Sunday, May 12, 2013
Sometimes the stars align. There is always a moment in time when some stars align. Isn’t there?
What do we know of science as the description of the Laws of our Nature, except as explanations of a logic and design we know to be there, within us and expressed everywhere?
Ramona had the name Misha in her mind from the earliest time she could remember. Now she is 28. This time the man’s name was shown in a television news report, and connected, though not clearly, with a stream of terrible deeds – bombings, rebellions, a hatred and bitterness which belied a true patriotism based in love. Love is hard-won, she knew.
Her father was a newspaper man. He had started his own paper, with a passion for the Press and the news of the people, for the people, when he was in his thirties. Not much older than she is now. Does she feel such passion? Her mother, dark-eyed and quiet, was not so expressive in the streets, but her intensity burned within her. As she grew older, she walked faster, holding her purse or her shopping bag closer and more tightly, thinking and observing with an intensity that was nearly audible.
I do not know these people. Do you? Yet I feel I do. I awake with a dream, and Ramona is telling me her story. I see her sad mother, her passionate father, her architectural dreams as they unveil themselves in modeled beauty beyond the rubble and rainbows of her memories.
This morning Ramona told me, shortly before I awoke, how she had seen fleeting pictures of Misha in her mind, and how the television stories confused her. Did you see them? She asked me, intensely, as her mother might, if she spoke at all. I nodded. What must they mean? She asked. We are told to raise ourselves in the way we should go. Somehow he has lost his way. To be lost in the city, in the world in which you are born, is to find yourself strapped to a missile, a bombshell, a fragment of a life which you cannot fully believe is all there is to you. Yet you continue, until love finds you – until you let love’s seed, which begins with each mother, begin to breed, to breathe, and sprout new green growth with sunlight’s chemical coronation into life, as if beginning anew but forgetting only what has created destruction. The stars align, this time.

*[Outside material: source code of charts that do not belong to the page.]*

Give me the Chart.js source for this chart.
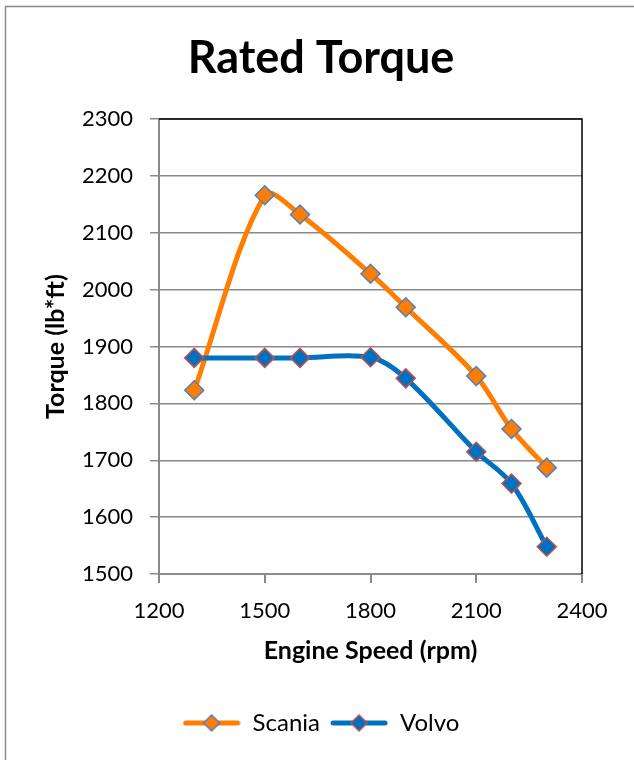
<!DOCTYPE html>
<html>
<head>
<meta charset="utf-8">
<script src="https://cdn.jsdelivr.net/npm/chart.js@4.4.1/dist/chart.umd.min.js"></script>
<style>
  html, body { margin: 0; padding: 0; background: #fff; overflow: hidden; }
  #wrap { width: 634px; height: 760px; }
</style>
</head>
<body>
<div id="wrap"><canvas id="torqueChart" width="634" height="760"></canvas></div>
<script>
// ---- data ----
const engineSpeed = [1300, 1500, 1600, 1800, 1900, 2100, 2200, 2300];
const scaniaTorque = [1823, 2166, 2132, 2028, 1969, 1848, 1755, 1687];
const volvoTorque  = [1880, 1880, 1880, 1881, 1844, 1715, 1659, 1548];
const seriesNames = ['Scania', 'Volvo'];

const ORANGE = '#ff7d00';
const BLUE = '#0070c0';
const MARKER_BLUE = '#4f81bd';
const MARKER_RED = '#c0504d';
const GRID = '#8a8a8a';
const FONT = 'Lato, "Open Sans", sans-serif';

function toPoints(xs, ys) {
    return xs.map((x, i) => ({ x: x, y: ys[i] }));
}

// legend icon: line with a diamond in the middle, like Excel
function makeLegendIcon(lineColor, fill, stroke) {
    const c = document.createElement('canvas');
    c.width = 58; c.height = 20;
    const g = c.getContext('2d');
    g.strokeStyle = lineColor;
    g.lineWidth = 5;
    g.lineCap = 'round';
    g.beginPath(); g.moveTo(3, 10); g.lineTo(55, 10); g.stroke();
    g.fillStyle = fill;
    g.strokeStyle = stroke;
    g.lineWidth = 1.5;
    g.beginPath();
    g.moveTo(29, 2); g.lineTo(37, 10); g.lineTo(29, 18); g.lineTo(21, 10); g.closePath();
    g.fill(); g.stroke();
    return c;
}

const legendIcons = [
    makeLegendIcon(ORANGE, ORANGE, MARKER_BLUE),
    makeLegendIcon(BLUE, BLUE, MARKER_RED)
];

const chartFrame = {
    id: 'chartFrame',
    beforeDraw(chart) {
        const ctx = chart.ctx;
        ctx.save();
        ctx.fillStyle = '#fff';
        ctx.fillRect(0, 0, chart.width, chart.height);
        ctx.strokeStyle = '#8a8a8a';
        ctx.lineWidth = 1.5;
        ctx.beginPath();
        ctx.moveTo(5.5, chart.height);
        ctx.lineTo(5.5, 6.5);
        ctx.lineTo(chart.width, 6.5);
        ctx.stroke();
        ctx.restore();
    },
    beforeDatasetsDraw(chart) {
        const a = chart.chartArea;
        const ctx = chart.ctx;
        ctx.save();
        ctx.strokeStyle = '#000';
        ctx.lineWidth = 1.5;
        ctx.beginPath();
        ctx.moveTo(a.left, a.top);
        ctx.lineTo(a.right, a.top);
        ctx.lineTo(a.right, a.bottom);
        ctx.stroke();
        ctx.restore();
    }
};

const plainNumber = v => String(v);

const ctx = document.getElementById('torqueChart').getContext('2d');
new Chart(ctx, {
    type: 'scatter',
    data: {
        datasets: [
            {
                label: seriesNames[0],
                data: toPoints(engineSpeed, scaniaTorque),
                showLine: true,
                borderColor: ORANGE,
                borderWidth: 5,
                tension: 0.33,
                pointStyle: 'rectRot',
                pointRadius: 9.5,
                pointBackgroundColor: ORANGE,
                pointBorderColor: MARKER_BLUE,
                pointBorderWidth: 1.5,
                order: 1
            },
            {
                label: seriesNames[1],
                data: toPoints(engineSpeed, volvoTorque),
                showLine: true,
                borderColor: BLUE,
                borderWidth: 5,
                tension: 0.33,
                pointStyle: 'rectRot',
                pointRadius: 9.5,
                pointBackgroundColor: BLUE,
                pointBorderColor: MARKER_RED,
                pointBorderWidth: 1.5,
                order: 0
            }
        ]
    },
    options: {
        responsive: false,
        animation: false,
        layout: { padding: { left: 60, right: 52, top: 0, bottom: 15 } },
        plugins: {
            tooltip: { enabled: false },
            title: {
                display: true,
                text: 'Rated Torque',
                color: '#000',
                font: { family: FONT, size: 45, weight: 'bold' },
                padding: { top: 31, bottom: 34 }
            },
            legend: {
                position: 'bottom',
                labels: {
                    usePointStyle: true,
                    pointStyleWidth: 58,
                    padding: 10,
                    color: '#000',
                    font: { family: FONT, size: 24 },
                    generateLabels: () => seriesNames.map((name, i) => ({
                        text: name,
                        pointStyle: legendIcons[i],
                        datasetIndex: i,
                        fillStyle: 'transparent',
                        strokeStyle: 'transparent',
                        lineWidth: 0,
                        fontColor: '#000'
                    }))
                }
            }
        },
        scales: {
            x: {
                type: 'linear',
                min: 1200,
                max: 2400,
                afterFit: s => { s.height = 127; },
                ticks: {
                    stepSize: 300,
                    color: '#000',
                    padding: 15,
                    maxRotation: 0,
                    callback: plainNumber,
                    font: { family: FONT, size: 22 }
                },
                grid: { drawOnChartArea: false, color: GRID, lineWidth: 2, tickLength: 9 },
                border: { color: GRID, width: 2 },
                title: {
                    display: true,
                    text: 'Engine Speed (rpm)',
                    color: '#000',
                    font: { family: FONT, size: 25, weight: 'bold' },
                    padding: { top: 0, bottom: 35 }
                }
            },
            y: {
                min: 1500,
                max: 2300,
                afterFit: s => { s.width = 99; },
                ticks: {
                    stepSize: 100,
                    color: '#000',
                    padding: 17,
                    callback: plainNumber,
                    font: { family: FONT, size: 22 }
                },
                grid: { color: GRID, lineWidth: 1.5, tickLength: 9 },
                border: { color: GRID, width: 2 },
                title: {
                    display: true,
                    text: 'Torque (lb*ft)',
                    color: '#000',
                    font: { family: FONT, size: 25, weight: 'bold' },
                    padding: { top: -19, bottom: 0 }
                }
            }
        }
    },
    plugins: [chartFrame]
});
</script>
</body>
</html>
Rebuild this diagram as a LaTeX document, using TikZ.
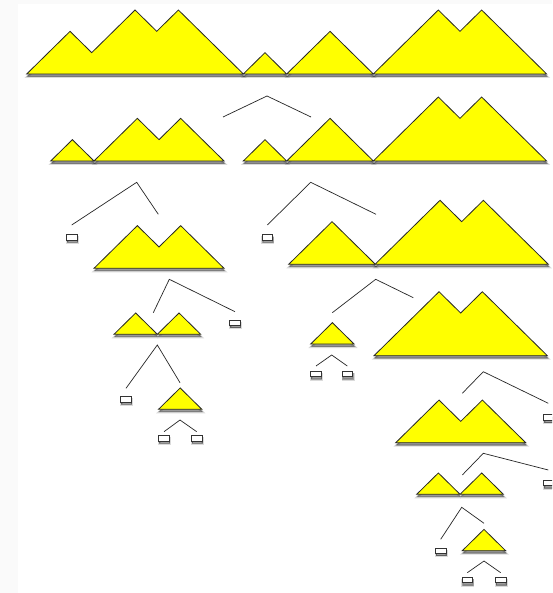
\documentclass[tikz,border=0pt]{standalone}
\usetikzlibrary{shadows}
\definecolor{bggray}{HTML}{FAFAFA}
\definecolor{mtnyellow}{HTML}{FFFF00}
\def\ux{21.67}
\def\uy{21.33}
\tikzset{
  softshadow/.style={
    preaction={fill=black,draw=black,line width=2.4pt,opacity=0.14,
      transform canvas={xshift=0.6pt,yshift=-2.8pt}},
    preaction={fill=black,draw=black,line width=0.8pt,opacity=0.28,
      transform canvas={xshift=0.6pt,yshift=-2.4pt}}},
  mtn/.style={softshadow, draw=black!85, fill=mtnyellow, line width=0.8pt, line join=miter},
  leaf/.style={softshadow, rectangle, draw=black!80, fill=white, line width=0.6pt,
    minimum width=10.5pt, minimum height=5.5pt, inner sep=0pt},
  conn/.style={draw=black!85, line width=0.7pt},
}
\newcommand\mtn[3]{\path[mtn] (#1,#2) \foreach \s in {#3}{ -- ++(\ux,{-\uy*(\s)}) } -- cycle;}
\newcommand\connector[7]{\coordinate (#1a) at (#2,#3); \coordinate (#1t) at (#4,#5);
  \coordinate (#1b) at (#6,#7); \draw[conn] (#1a) -- (#1t) -- (#1b);}
\begin{document}
\begin{tikzpicture}[x=1pt,y=-1pt]
\useasboundingbox (0,0) rectangle (552,593);
\fill[bggray] (0,0) rectangle (552,593);
\fill[white] (18,4) rectangle (552,593);
\clip (0,0) rectangle (552,593);
% row 1
\mtn{26.7}{74}{1,1,-1,1,1,-1,1,-1,-1,-1}
\mtn{243.3}{74}{1,-1}
\mtn{286.7}{74}{1,1,-1,-1}
\mtn{373.3}{74}{1,1,1,-1,1,-1,-1,-1}
% row 2
\mtn{50.7}{161}{1,-1}
\mtn{94}{161}{1,1,-1,1,-1,-1}
\mtn{243.3}{161}{1,-1}
\mtn{286.7}{161}{1,1,-1,-1}
\mtn{373.3}{161}{1,1,1,-1,1,-1,-1,-1}
% row 3
\mtn{94}{268.3}{1,1,-1,1,-1,-1}
\mtn{288.7}{264.3}{1,1,-1,-1}
\mtn{375}{264.3}{1,1,1,-1,1,-1,-1,-1}
% row 4
\mtn{114}{334.3}{1,-1,1,-1}
\mtn{310.7}{344}{1,-1}
\mtn{374}{355.7}{1,1,1,-1,1,-1,-1,-1}
% row 5
\mtn{158.5}{409.3}{1,-1}
\mtn{395.7}{442.7}{1,1,-1,1,-1,-1}
% row 6
\mtn{416.7}{494.3}{1,-1,1,-1}
% row 7
\mtn{462.3}{550.7}{1,-1}
% connectors
\connector{c1}{223}{117}{267}{96}{311}{117}
\connector{c2}{71.7}{225}{136.7}{182.3}{158.3}{214.3}
\connector{c3}{267.3}{225}{310.7}{182.3}{376}{214.3}
\connector{c4}{153.3}{312.7}{169.3}{279.3}{235}{311.7}
\connector{c5}{332.3}{312.7}{375.7}{279.3}{413.3}{297.7}
\connector{c6}{126}{388.3}{157.3}{345}{180}{382.7}
\connector{c7}{164}{431.7}{180}{420}{196.7}{431.7}
\connector{c8}{316}{366}{331.7}{355}{347.3}{366}
\connector{c9}{462.3}{393.3}{483.3}{371.7}{548.3}{403.3}
\connector{c10}{462.3}{475}{483.3}{453.3}{548.3}{470}
\connector{c11}{440.7}{539.3}{461.7}{507.3}{484}{523.3}
\connector{c12}{467.3}{572.7}{484}{561}{500.7}{572.7}
% leaves
\node[leaf] (b1) at (72,237.3) {};
\node[leaf] (b2) at (267.3,237.3) {};
\node[leaf] (b3) at (235,322.7) {};
\node[leaf] (b4) at (126,399.3) {};
\node[leaf] (b5) at (164,438.3) {};
\node[leaf] (b6) at (196.7,438.3) {};
\node[leaf] (b7) at (316,373.8) {};
\node[leaf] (b8) at (347.5,373.8) {};
\node[leaf] (b9) at (549,417.5) {};
\node[leaf] (b10) at (549,483) {};
\node[leaf] (b11) at (440.7,550.7) {};
\node[leaf] (b12) at (467.3,580) {};
\node[leaf] (b13) at (500.7,580) {};
\end{tikzpicture}
\end{document}
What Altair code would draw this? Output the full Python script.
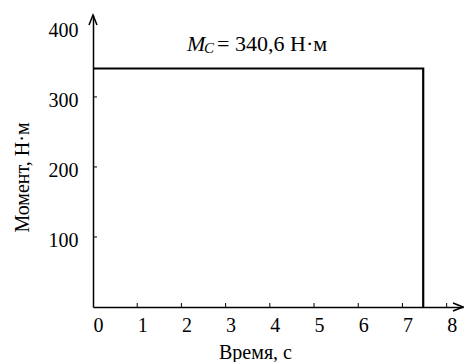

A motorcycle roars into the scene, out of my dream. There is infinite optimism in the way the crowd cheers, even as the roar reminds some of the lions from the sudden jungle. Others relate to memories of starbursts, Fourth of July’s festivities which most often bring on happy excellent independence pride and a whole legacy of heroes. Gunfire pops and bursts remind some minds of assault, hurt, others of flowered paintings which they prefer: oversized poppies, and mountain ranges covered with raging blooms overtaking each other in an avalanche of color.
Take my hand, I say, and she smiles.
We awake together, one of us material and physical, the other purely dream, and I smell breakfast as she disappears into her own world of dream, the passion of poppies and the press and a hope to soften her mother’s sadness as she seeks the truth of Misha’s rebellion. Love lives in the neural tunnels, she says, turning down a side street she remembers from when she was a child. I have no fear of searching. Those days are over. Don’t you read the papers? We must have the courage to love, above all.